Synergy between Palladium Single Atoms and Nanoparticles via Hydrogen Spillover for Enhancing CO2 Photoreduction to CH4

Selective photoreduction of carbon dioxide (CO2) into carbon-neutral fuels such as methane (CH4) is extremely desirable but remains a challenge since sluggish multiple proton-electron coupling transfer and various C-1 intermediates are involved. Herein, a synergistic function between single Pd atoms (Pd-1) and Pd nanoparticles (Pd-NPs) on graphitic carbon nitride (C3N4) for photocatalytic CO2 methanation is presented. The catalyst achieves a high selectivity of 97.8% for CH4 production with a yield of 20.3 mu mol g(cat.)(-1) h(-1) in pure water.

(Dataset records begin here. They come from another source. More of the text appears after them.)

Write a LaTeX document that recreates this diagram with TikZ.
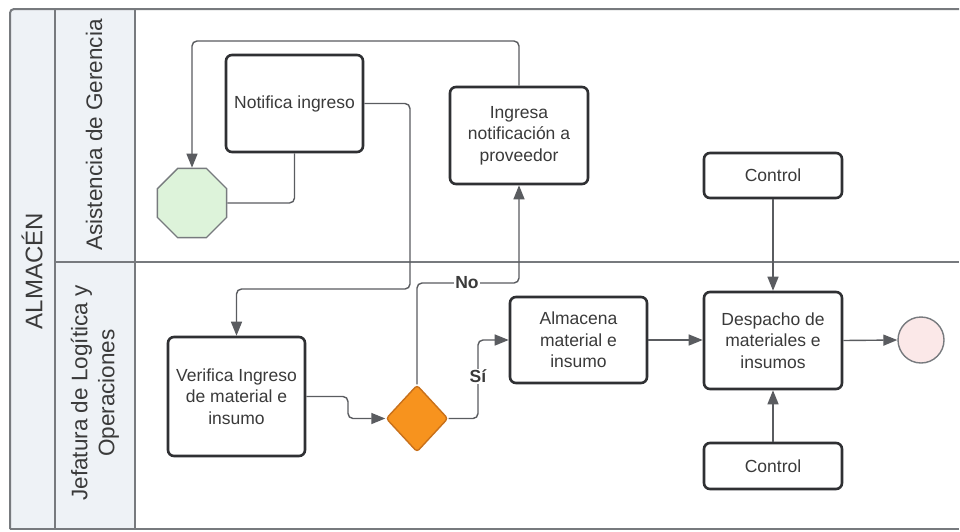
\documentclass[tikz,border=0pt]{standalone}
\usepackage{fontspec}
\setmainfont{Liberation Sans}
\usetikzlibrary{shapes.geometric,arrows.meta}
\definecolor{ink}{HTML}{3A3A3A}
\definecolor{boxline}{HTML}{2F3033}
\definecolor{wire}{HTML}{5A5C60}
\definecolor{frameline}{HTML}{777A7E}
\definecolor{lanefill}{HTML}{EEF2F6}
\definecolor{startfill}{HTML}{DDF3DA}
\definecolor{endfill}{HTML}{FBE8E8}
\definecolor{gatefill}{HTML}{F7931E}
\definecolor{gateline}{HTML}{C8701A}
\tikzset{
  task/.style={draw=boxline, line width=2.6pt, rounded corners=6pt, fill=white,
    text=ink, align=center, inner sep=2pt,
    font=\fontsize{17.5}{21.5}\selectfont},
  flow/.style={draw=wire, line width=1.4pt, rounded corners=5pt,
    -{Triangle[length=14pt,width=11pt]}},
  plainflow/.style={draw=wire, line width=1.4pt, rounded corners=5pt},
  lanetxt/.style={text=ink, align=center, rotate=90,
    font=\fontsize{22.5}{27}\selectfont},
  guard/.style={fill=white, text=ink, inner sep=1pt,
    font=\bfseries\fontsize{17.5}{21}\selectfont},
}
\begin{document}
\begin{tikzpicture}[x=1pt, y=-1pt]
\useasboundingbox (0,0) rectangle (960,531);
\fill[white] (0,0) rectangle (960,531);

% pool and lanes
\fill[lanefill] (10,9) rectangle (135,529);
\draw[frameline, line width=2pt, rounded corners=4pt] (10,529) -- (10,9) -- (959,9);
\draw[frameline, line width=2pt] (10,529) -- (959,529);
\draw[frameline, line width=1.6pt] (55,9) -- (55,529);
\draw[frameline, line width=1.6pt] (135,9) -- (135,529);
\draw[frameline, line width=2pt] (55,262) -- (959,262);

\node[lanetxt, font=\fontsize{24}{28}\selectfont] (pool) at (32,271) {ALMACÉN};
\node[lanetxt] (laneA) at (94,135) {Asistencia de Gerencia};
\node[lanetxt] (laneB) at (95,393) {Jefatura de Logítica y\\Operaciones};

% events and gateway
\node[regular polygon, regular polygon sides=8, minimum size=75pt, inner sep=0pt,
  draw=frameline, line width=1.4pt, fill=startfill] (start) at (192,203) {};
\node[circle, minimum size=46pt, inner sep=0pt, draw=frameline, line width=1.4pt,
  fill=endfill] (finish) at (921,340) {};
\node[diamond, minimum width=62pt, minimum height=67pt, inner sep=0pt,
  draw=gateline, line width=1.4pt, fill=gatefill, rounded corners=3pt] (gate) at (417,418.5) {};

% tasks
\node[task, minimum width=137pt, minimum height=97pt] (notif) at (294.5,103.5) {Notifica ingreso};
\node[task, minimum width=138pt, minimum height=97pt] (ingresa) at (519,135.5) {Ingresa\\notificación a\\proveedor};
\node[task, minimum width=138pt, minimum height=45pt] (ctrlA) at (773,175.5) {Control};
\node[task, minimum width=137pt, minimum height=119pt] (verif) at (236.5,396.5) {Verifica Ingreso\\de material e\\insumo};
\node[task, minimum width=137pt, minimum height=86pt] (almac) at (578.5,340) {Almacena\\material e\\insumo};
\node[task, minimum width=138pt, minimum height=97pt] (desp) at (773,340.5) {Despacho de\\materiales e\\insumos};
\node[task, minimum width=138pt, minimum height=46pt] (ctrlB) at (773,466) {Control};

% sequence flows
\draw[flow] (ingresa.north) -- (ingresa.north |- 0,41) -- (start.north |- 0,41) -- (start.north);
\draw[plainflow] (notif.south) |- (start.east);
\draw[flow] (notif.east) -| (410,289) -| (verif.north);
\draw[flow] (verif.east) -- (348,396.5) |- (gate.west);
\draw[flow] (gate.north) |- (ingresa.south |- 0,283) -- (ingresa.south);
\draw[flow] (gate.east) -| (478,340) -- (almac.west);
\draw[flow] (almac.east) -- (desp.west |- almac.east);
\draw[flow] (desp.east) -- (finish.west);
\draw[flow] (ctrlA.south) -- (desp.north);
\draw[flow] (ctrlB.north) -- (desp.south);

% gateway labels
\node[guard] (lblNo) at (467,283) {No};
\node[guard] (lblSi) at (478,376) {Sí};
\end{tikzpicture}
\end{document}
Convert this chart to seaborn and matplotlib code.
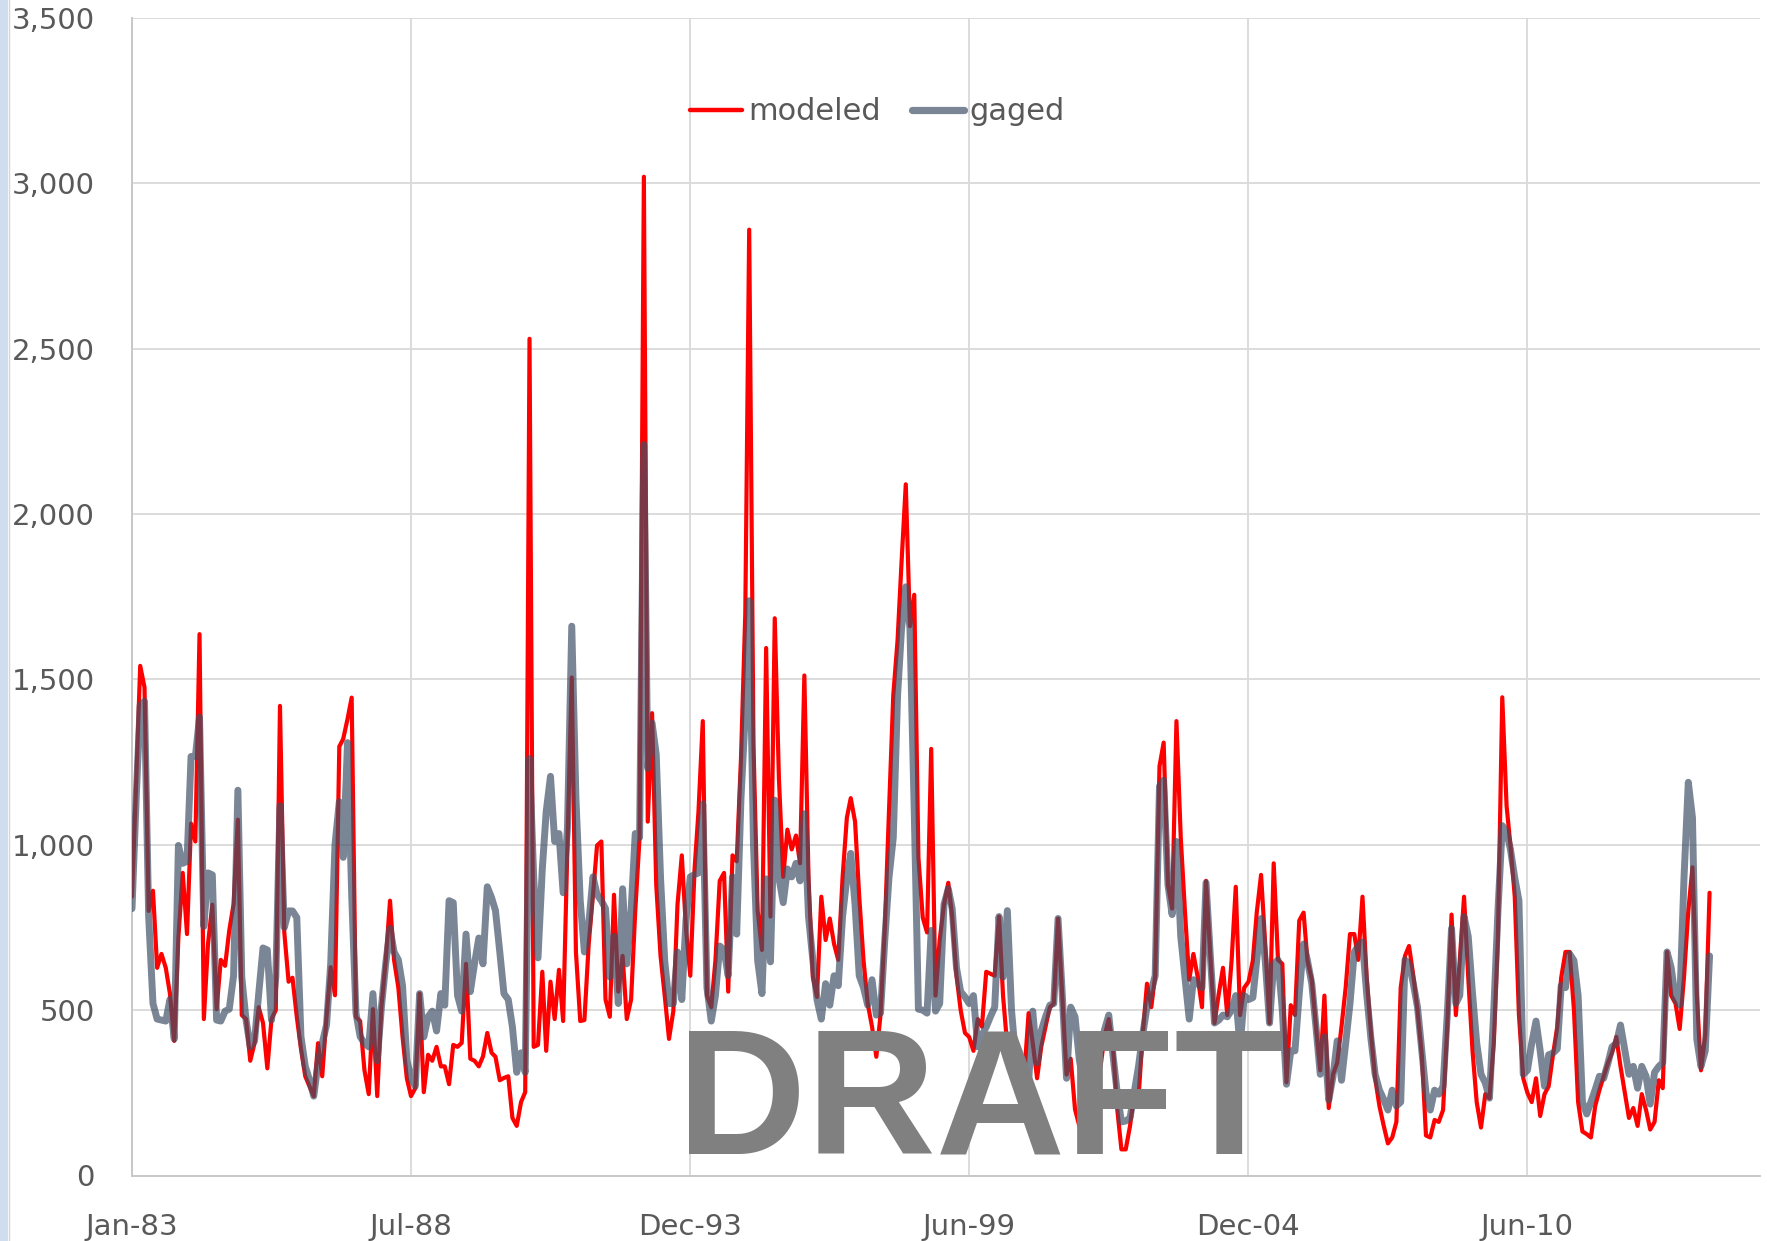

Mechanistic studies revealed that Pd-1 sites activated CO2, while Pd-NPs sites boosted water (H2O) dissociation for increased H* coverage. The H* produced by Pd-NPs migrate to the Pd-1 sites to promote multiple proton-electron coupling transfer via hydrogen spillover. Moreover, the adjacent Pd-1 and Pd-NPs effectively stabilized intermediates such as *CHO, thereby favoring the pathway for CH4 production. This work provides a new perspective into the development of selective photocatalytic CO2 conversion through the artful design of synergistic catalytic sites.